The Associated Press

Fannie Mae reported losses of $2.2 billion in the first quarter and the nation’s largest buyer of home loans said today it would cut its dividend and raise $6 billion in new capital, with expectations that the housing slump will persist into next year.

Home prices fell faster in the first quarter than Fannie Mae had expected, the government-sponsored company said, and it will open a $4 billion share offering immediately, with the remainder being offered in the “very near future.”

Fannie Mae’s federal regulator, the Office of Federal Housing Enterprise Oversight, announced today that following the stock sale, it will cut the capital surplus cushion the company has to maintain by 5 percentage points to 15 percent. Another five-point cut will come in September, provided there is “no material adverse change” in the company’s regulatory compliance.

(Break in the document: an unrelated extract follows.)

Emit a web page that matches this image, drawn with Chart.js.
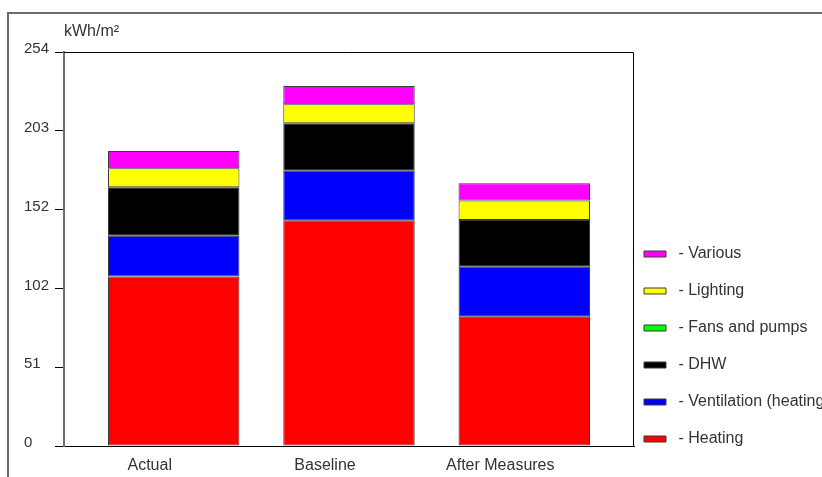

The agency’s director, James B. Lockhart, said capital requirements were eased because Fannie Mae has improved internal financial controls following a multibillion-dollar accounting scandal in 2004.

The government has come to rely increasingly on Fannie Mae and Freddie Mac as other lenders have shied away from the risk-heavy market for mortgage securities.

In addition to a reduced capital cushion, Fannie’s estimated market share increased to about 50 percent of the new single-family mortgage related securities issued, and investors seemed to welcome a broader role for the company.

Shares at one point rose nearly 5 percent, were trading up 3.7 percent, or $1.04 cents, at $29.33 by late morning.